Toshiyuki Nishida - who has also had the honor of being Kosuke Kindaichi at least once - plays Rokubei so perfectly I can't imagine anybody else in the role, but Fukatsu also plays Emi with an understated skill that I'd be remiss not to mention. Hers is an interesting character, because she's earnest but lacks self-confidence and real-world experience. I think it's a little difficult to act like somebody who is as genuine but also as un-self-aware as Emi is. And you really get a sense of her growth as a businesswoman from the start of the film to where she ends up - seeing her confidently slam-dunk the case at the end of the film is immensely satisfying. Her relationship with Rokubei changes subtly throughout the film as well: He starts off rather bluntly calling her "onna" (woman) and ends up calling her "hime" (princess), despite her protests.

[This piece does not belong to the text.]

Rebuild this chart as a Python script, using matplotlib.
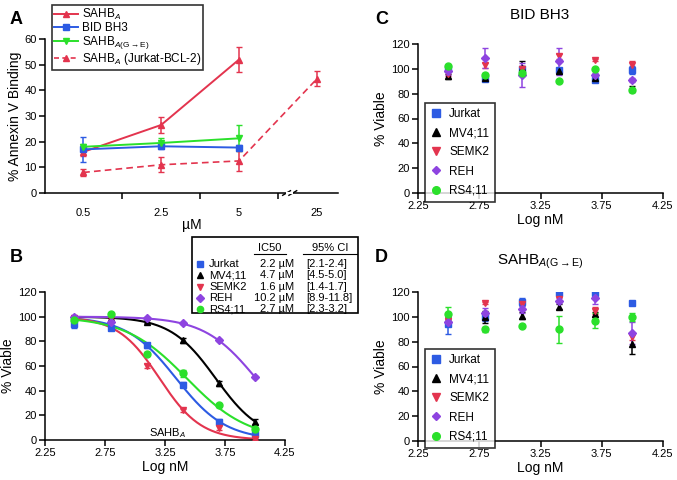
import numpy as np
import matplotlib
matplotlib.use("Agg")
import matplotlib.pyplot as plt
from matplotlib.lines import Line2D
from matplotlib.patches import Rectangle

plt.rcParams['font.family'] = ['Liberation Sans', 'DejaVu Sans']
plt.rcParams['mathtext.fontset'] = 'custom'
plt.rcParams['mathtext.rm'] = 'Liberation Sans'
plt.rcParams['mathtext.it'] = 'Liberation Sans:italic'
plt.rcParams['mathtext.default'] = 'regular'

RED = '#E3344E'
BLUE = '#2D5BE3'
GREEN = '#2BE02B'
PURPLE = '#8E44E0'
BLACK = '#000000'

# ---------------- Panel A data ----------------
a_cats = ['0.5', '2.5', '5', '25']
a_sahb = [16, 26.5, 52]
a_sahb_err = [1.5, 3, 5]
a_bid = [17, 18.2, 17.7]
a_bid_err = [5, 1, 1]
a_ge = [18, 19.5, 21.3]
a_ge_err = [1, 2, 5]
a_bcl2 = [8, 11, 12.5, 44.5]
a_bcl2_err = [1.5, 3, 4, 3]

# ---------------- Shared x (log nM) ----------------
doses_nM = [312.5, 625, 1250, 2500, 5000, 10000]
lines_names = ['Jurkat', 'MV4;11', 'SEMK2', 'REH', 'RS4;11']
colors = [BLUE, BLACK, RED, PURPLE, GREEN]
markers = ['s', '^', 'v', 'D', 'o']

# ---------------- Panel B data ----------------
b_vals = {
    'Jurkat': [94, 91, 77, 45, 15, 5],
    'MV4;11': [99, 98, 96, 81, 46, 15],
    'SEMK2': [99, 99, 60, 24, 10, 1],
    'REH': [100, 96, 99, 95, 81, 51],
    'RS4;11': [97, 102, 70, 54, 28, 9],
}
b_errs = {
    'Jurkat': [3, 2, 2, 2, 2, 2],
    'MV4;11': [1, 1, 1, 2, 2, 2],
    'SEMK2': [1, 1, 2, 1, 2, 1],
    'REH': [1, 1, 1, 1, 1, 1],
    'RS4;11': [3, 1, 1, 3, 1, 1],
}
b_ic50_uM = [2.2, 4.7, 1.6, 10.2, 2.7]
b_hill = [2.1, 2.3, 2.5, 2.0, 1.7]
b_ic50_txt = ['2.2 µM', '4.7 µM', '1.6 µM', '10.2 µM', '2.7 µM']
b_ci_txt = ['[2.1-2.4]', '[4.5-5.0]', '[1.4-1.7]', '[8.9-11.8]', '[2.3-3.2]']

# ---------------- Panel C data (BID BH3) ----------------
c_vals = {
    'Jurkat': [100, 92, 100, 99, 91, 99],
    'MV4;11': [94, 93, 101, 98, 93, 84],
    'SEMK2': [96, 103, 100, 110, 107, 103],
    'REH': [98, 109, 95, 106, 95, 91],
    'RS4;11': [102, 95, 97, 90, 100, 83],
}
c_errs = {
    'Jurkat': [2, 1, 2, 2, 2, 3],
    'MV4;11': [2, 1, 5, 2, 1, 2],
    'SEMK2': [2, 2, 2, 2, 1, 3],
    'REH': [3, 8, 10, 11, 2, 2],
    'RS4;11': [1, 2, 3, 1, 1, 1],
}

# ---------------- Panel D data (SAHB A(G->E)) ----------------
d_vals = {
    'Jurkat': [94, 100, 112, 119, 119, 111],
    'MV4;11': [98, 100, 101, 108, 102, 78],
    'SEMK2': [97, 111, 110, 114, 105, 84],
    'REH': [96, 103, 106, 113, 115, 87],
    'RS4;11': [102, 90, 93, 90, 97, 100],
}
d_errs = {
    'Jurkat': [8, 3, 3, 1, 1, 1],
    'MV4;11': [2, 5, 3, 2, 2, 8],
    'SEMK2': [2, 1, 3, 2, 3, 3],
    'REH': [2, 4, 3, 2, 5, 9],
    'RS4;11': [6, 2, 1, 11, 6, 3],
}

xlog = np.log10(doses_nM)

fig = plt.figure(figsize=(6.77, 4.8), dpi=100)

def style_axes(ax):
    for s in ['top', 'right']:
        ax.spines[s].set_visible(False)
    for s in ['left', 'bottom']:
        ax.spines[s].set_linewidth(1.1)
    ax.tick_params(direction='out', length=4, width=1.1, labelsize=8, pad=2)

# ---------------- Panel A ----------------
axA = fig.add_axes([45/677, 1-193/480, (338-45)/677, (193-39)/480])
style_axes(axA)
pos = np.arange(len(a_cats))
lab_sahb = r'SAHB$_{\mathit{A}}$'
lab_bid = 'BID BH3'
lab_ge = r'SAHB$_{\mathit{A}\mathrm{(G\rightarrow E)}}$'
lab_bcl2 = r'SAHB$_{\mathit{A}}$ (Jurkat-BCL-2)'
axA.errorbar(pos[:3], a_sahb, yerr=a_sahb_err, color=RED, marker='^', ms=4.5, lw=1.4, capsize=2.5, elinewidth=1.1)
axA.errorbar(pos[:3], a_bid, yerr=a_bid_err, color=BLUE, marker='s', ms=4, lw=1.4, capsize=2.5, elinewidth=1.1)
axA.errorbar(pos[:3], a_ge, yerr=a_ge_err, color=GREEN, marker='v', ms=4.5, lw=1.4, capsize=2.5, elinewidth=1.1)
axA.errorbar(pos, a_bcl2, yerr=a_bcl2_err, color=RED, marker='^', ms=4, lw=1.2, ls='--', dashes=(4, 2.5), capsize=2.5, elinewidth=1.1)
axA.set_xlim(-0.49, 3.27)
axA.set_ylim(0, 60)
axA.set_yticks([0, 10, 20, 30, 40, 50, 60])
axA.set_xticks([0.5, 1.5, 2.5])
axA.set_xticklabels([])
axA.set_xticks(pos, minor=True)
axA.set_xticklabels(a_cats, minor=True)
axA.tick_params(axis='x', which='minor', length=0, pad=11, labelsize=8)
axA.set_xlabel('µM', fontsize=10, labelpad=0)
axA.set_ylabel('% Annexin V Binding', fontsize=10, labelpad=2)
# axis break marks
for dx in (-0.04, 0.04):
    axA.plot([2.65 + dx - 0.05, 2.65 + dx + 0.05], [-0.9, 0.9], color='black', lw=1.0, clip_on=False)
axA.plot([2.62, 2.68], [0, 0], color='white', lw=1.5, clip_on=False, zorder=5)
hA = [
    Line2D([], [], color=RED, marker='^', ms=4.5, lw=1.4),
    Line2D([], [], color=BLUE, marker='s', ms=4, lw=1.4),
    Line2D([], [], color=GREEN, marker='v', ms=4.5, lw=1.4),
    Line2D([], [], color=RED, marker='^', ms=4, lw=1.2, ls='--', dashes=(3, 2)),
]
leg = axA.legend(hA, [lab_sahb, lab_bid, lab_ge, lab_bcl2], loc='upper left',
                 bbox_to_anchor=(52/677, 1-5/480), bbox_transform=fig.transFigure,
                 fontsize=8.5, frameon=True, fancybox=False, edgecolor='black', handlelength=2.0,
                 handletextpad=0.3, borderpad=0.2, labelspacing=0.0, borderaxespad=0)
leg.get_frame().set_linewidth(1.2)
fig.text(10/677, 1-20/480, 'A', fontsize=13, fontweight='bold', va='center')

# ---------------- Panel B ----------------
axB = fig.add_axes([45/677, 1-440/480, (285-45)/677, (440-292)/480])
style_axes(axB)
xfit = np.linspace(xlog[0] - 0.02, xlog[-1], 200)
for name, col, mk, ic, h in zip(lines_names, colors, markers, b_ic50_uM, b_hill):
    logic = np.log10(ic * 1000)
    yfit = 100 / (1 + 10 ** ((xfit - logic) * h))
    axB.plot(xfit, yfit, color=col, lw=1.5, zorder=2)
    axB.errorbar(xlog, b_vals[name], yerr=b_errs[name], fmt=mk, color=col, ms=5 if mk != 'D' else 4.2,
                 capsize=2, elinewidth=1, zorder=3)
axB.set_xlim(2.25, 4.25)
axB.set_ylim(0, 120)
axB.set_xticks([2.25, 2.75, 3.25, 3.75, 4.25])
axB.set_xticklabels(['2.25', '2.75', '3.25', '3.75', '4.25'])
axB.set_yticks([0, 20, 40, 60, 80, 100, 120])
axB.set_xlabel('Log nM', fontsize=10, labelpad=1)
axB.set_ylabel('% Viable', fontsize=10, labelpad=2)
axB.text(3.27, 6, r'SAHB$_{\mathit{A}}$', fontsize=8, ha='center', va='center')
fig.text(10/677, 1-257/480, 'B', fontsize=13, fontweight='bold', va='center')

# table legend
tab = fig.add_axes([192/677, 1-314/480, (358-192)/677, (314-237)/480])
tab.set_xlim(192, 358)
tab.set_ylim(314, 237)
tab.axis('off')
tab.add_patch(Rectangle((192.5, 237.5), 165, 76, fill=False, ec='black', lw=1.2, clip_on=False))
tab.text(270, 248, 'IC50', fontsize=8, ha='center', va='center')
tab.text(330, 248, '95% CI', fontsize=8, ha='center', va='center')
tab.plot([254, 286], [254, 254], color='black', lw=0.8)
tab.plot([303, 357], [254, 254], color='black', lw=0.8)
row_y = [264, 275.5, 287, 298, 309.5]
for yy, col, mk, name, ic, ci in zip(row_y, colors, markers, lines_names, b_ic50_txt, b_ci_txt):
    tab.plot([200], [yy], marker=mk, color=col, ms=4.5 if mk != 'D' else 3.8, ls='none')
    tab.text(209, yy, name, fontsize=8, ha='left', va='center')
    tab.text(294, yy, ic, fontsize=8, ha='right', va='center')
    tab.text(306, yy, ci, fontsize=8, ha='left', va='center')

# ---------------- Panels C and D ----------------
def scatter_panel(ax, vals, errs, leg_top_px):
    style_axes(ax)
    handles = []
    for name, col, mk in zip(lines_names, colors, markers):
        ax.errorbar(xlog, vals[name], yerr=errs[name], fmt=mk, color=col,
                    ms=5 if mk != 'D' else 4.2, capsize=2, elinewidth=1.1)
        handles.append(Line2D([], [], marker=mk, color=col, ls='none', ms=5.5 if mk != 'D' else 4.5))
    ax.set_xlim(2.25, 4.25)
    ax.set_ylim(0, 120)
    ax.set_xticks([2.25, 2.75, 3.25, 3.75, 4.25])
    ax.set_xticklabels(['2.25', '2.75', '3.25', '3.75', '4.25'])
    ax.set_yticks([0, 20, 40, 60, 80, 100, 120])
    ax.set_xlabel('Log nM', fontsize=10, labelpad=1)
    ax.set_ylabel('% Viable', fontsize=10, labelpad=2)
    lg = ax.legend(handles, lines_names, loc='upper left', bbox_to_anchor=(425/677, 1-leg_top_px/480),
                   bbox_transform=fig.transFigure, fontsize=8.5, frameon=True, fancybox=False,
                   edgecolor='black', handlelength=1.0, handletextpad=0.6, borderpad=0.45,
                   labelspacing=0.6, borderaxespad=0)
    lg.get_frame().set_linewidth(1.2)
    return ax

axC = fig.add_axes([418/677, 1-193/480, (663-418)/677, (193-44)/480])
scatter_panel(axC, c_vals, c_errs, 103)
fig.text(540/677, 1-15/480, 'BID BH3', fontsize=11, ha='center', va='center')
fig.text(375/677, 1-20/480, 'C', fontsize=13, fontweight='bold', va='center')

axD = fig.add_axes([418/677, 1-441/480, (663-418)/677, (441-292)/480])
scatter_panel(axD, d_vals, d_errs, 349)
fig.text(540/677, 1-262/480, r'SAHB$_{\mathit{A}\mathrm{(G\rightarrow E)}}$', fontsize=11, ha='center', va='center')
fig.text(375/677, 1-257/480, 'D', fontsize=13, fontweight='bold', va='center')

fig.savefig('out.png', dpi=100)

I watch a lot of samurai stuff, so this whole idea tickled me. There's also something really funny about Toho, purveyors of arguably some of the best samurai films ever made, making fun of themselves a little in something like A Ghost of a Chance. Personally, I really enjoyed this. I thought it was well-rounded and never felt like it was using its unusual premise as a crutch. There's so much more to it than just what I've described in this review, and I'd love for others to check it out.